▸ EXERCISE TASK: In your copy, include every line of the listing below exactly but none of the pictures.

——

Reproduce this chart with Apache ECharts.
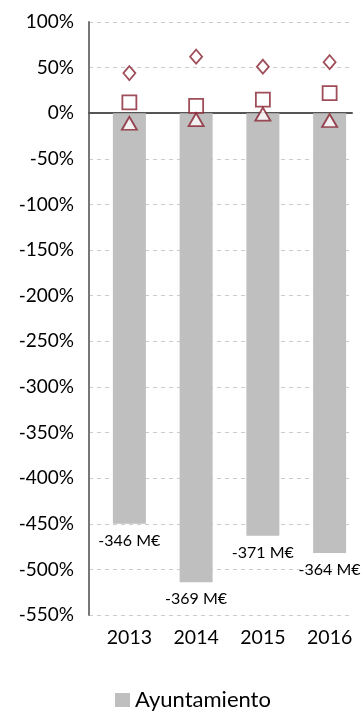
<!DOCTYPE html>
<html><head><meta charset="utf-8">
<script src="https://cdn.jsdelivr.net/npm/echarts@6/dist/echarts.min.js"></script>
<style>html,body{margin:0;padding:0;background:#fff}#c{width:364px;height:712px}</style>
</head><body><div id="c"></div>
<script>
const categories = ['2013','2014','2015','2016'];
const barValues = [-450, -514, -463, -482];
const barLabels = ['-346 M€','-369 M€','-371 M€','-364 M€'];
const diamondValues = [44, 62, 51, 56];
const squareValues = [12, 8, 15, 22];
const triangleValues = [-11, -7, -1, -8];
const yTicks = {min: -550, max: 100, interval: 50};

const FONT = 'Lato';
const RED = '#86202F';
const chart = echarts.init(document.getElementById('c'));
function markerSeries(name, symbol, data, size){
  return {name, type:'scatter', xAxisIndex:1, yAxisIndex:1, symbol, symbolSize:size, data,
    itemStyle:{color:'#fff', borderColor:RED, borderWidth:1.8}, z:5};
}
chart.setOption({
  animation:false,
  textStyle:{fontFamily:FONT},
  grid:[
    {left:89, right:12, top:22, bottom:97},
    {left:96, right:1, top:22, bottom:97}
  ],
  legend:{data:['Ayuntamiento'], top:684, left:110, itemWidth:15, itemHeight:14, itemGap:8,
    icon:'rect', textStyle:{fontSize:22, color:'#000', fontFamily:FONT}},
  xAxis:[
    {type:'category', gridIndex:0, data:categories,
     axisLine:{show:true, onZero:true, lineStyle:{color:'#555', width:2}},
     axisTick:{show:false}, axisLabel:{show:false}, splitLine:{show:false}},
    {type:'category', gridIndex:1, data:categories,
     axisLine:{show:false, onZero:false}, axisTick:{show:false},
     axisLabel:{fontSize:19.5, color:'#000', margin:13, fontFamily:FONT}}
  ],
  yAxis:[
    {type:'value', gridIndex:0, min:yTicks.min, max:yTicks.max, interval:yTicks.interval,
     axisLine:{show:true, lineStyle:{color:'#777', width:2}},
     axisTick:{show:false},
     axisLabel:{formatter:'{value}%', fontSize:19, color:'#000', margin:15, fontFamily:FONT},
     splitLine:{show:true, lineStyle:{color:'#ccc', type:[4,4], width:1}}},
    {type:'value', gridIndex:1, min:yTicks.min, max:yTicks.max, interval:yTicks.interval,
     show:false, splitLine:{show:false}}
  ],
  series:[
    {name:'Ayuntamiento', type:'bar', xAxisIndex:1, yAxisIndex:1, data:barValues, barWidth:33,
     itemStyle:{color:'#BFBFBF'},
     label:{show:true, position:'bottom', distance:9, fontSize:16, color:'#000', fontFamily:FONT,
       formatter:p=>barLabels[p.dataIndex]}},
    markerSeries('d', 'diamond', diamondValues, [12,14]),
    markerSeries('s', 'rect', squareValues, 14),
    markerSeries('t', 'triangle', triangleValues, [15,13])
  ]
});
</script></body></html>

——

▸ OUTPUT FOR THIS EXERCISE:
Reproduce this chart with Apache ECharts.
<!DOCTYPE html>
<html><head><meta charset="utf-8">
<script src="https://cdn.jsdelivr.net/npm/echarts@6/dist/echarts.min.js"></script>
<style>html,body{margin:0;padding:0;background:#fff}#c{width:364px;height:712px}</style>
</head><body><div id="c"></div>
<script>
const categories = ['2013','2014','2015','2016'];
const barValues = [-450, -514, -463, -482];
const barLabels = ['-346 M€','-369 M€','-371 M€','-364 M€'];
const diamondValues = [44, 62, 51, 56];
const squareValues = [12, 8, 15, 22];
const triangleValues = [-11, -7, -1, -8];
const yTicks = {min: -550, max: 100, interval: 50};

const FONT = 'Lato';
const RED = '#86202F';
const chart = echarts.init(document.getElementById('c'));
function markerSeries(name, symbol, data, size){
  return {name, type:'scatter', xAxisIndex:1, yAxisIndex:1, symbol, symbolSize:size, data,
    itemStyle:{color:'#fff', borderColor:RED, borderWidth:1.8}, z:5};
}
chart.setOption({
  animation:false,
  textStyle:{fontFamily:FONT},
  grid:[
    {left:89, right:12, top:22, bottom:97},
    {left:96, right:1, top:22, bottom:97}
  ],
  legend:{data:['Ayuntamiento'], top:684, left:110, itemWidth:15, itemHeight:14, itemGap:8,
    icon:'rect', textStyle:{fontSize:22, color:'#000', fontFamily:FONT}},
  xAxis:[
    {type:'category', gridIndex:0, data:categories,
     axisLine:{show:true, onZero:true, lineStyle:{color:'#555', width:2}},
     axisTick:{show:false}, axisLabel:{show:false}, splitLine:{show:false}},
    {type:'category', gridIndex:1, data:categories,
     axisLine:{show:false, onZero:false}, axisTick:{show:false},
     axisLabel:{fontSize:19.5, color:'#000', margin:13, fontFamily:FONT}}
  ],
  yAxis:[
    {type:'value', gridIndex:0, min:yTicks.min, max:yTicks.max, interval:yTicks.interval,
     axisLine:{show:true, lineStyle:{color:'#777', width:2}},
     axisTick:{show:false},
     axisLabel:{formatter:'{value}%', fontSize:19, color:'#000', margin:15, fontFamily:FONT},
     splitLine:{show:true, lineStyle:{color:'#ccc', type:[4,4], width:1}}},
    {type:'value', gridIndex:1, min:yTicks.min, max:yTicks.max, interval:yTicks.interval,
     show:false, splitLine:{show:false}}
  ],
  series:[
    {name:'Ayuntamiento', type:'bar', xAxisIndex:1, yAxisIndex:1, data:barValues, barWidth:33,
     itemStyle:{color:'#BFBFBF'},
     label:{show:true, position:'bottom', distance:9, fontSize:16, color:'#000', fontFamily:FONT,
       formatter:p=>barLabels[p.dataIndex]}},
    markerSeries('d', 'diamond', diamondValues, [12,14]),
    markerSeries('s', 'rect', squareValues, 14),
    markerSeries('t', 'triangle', triangleValues, [15,13])
  ]
});
</script></body></html>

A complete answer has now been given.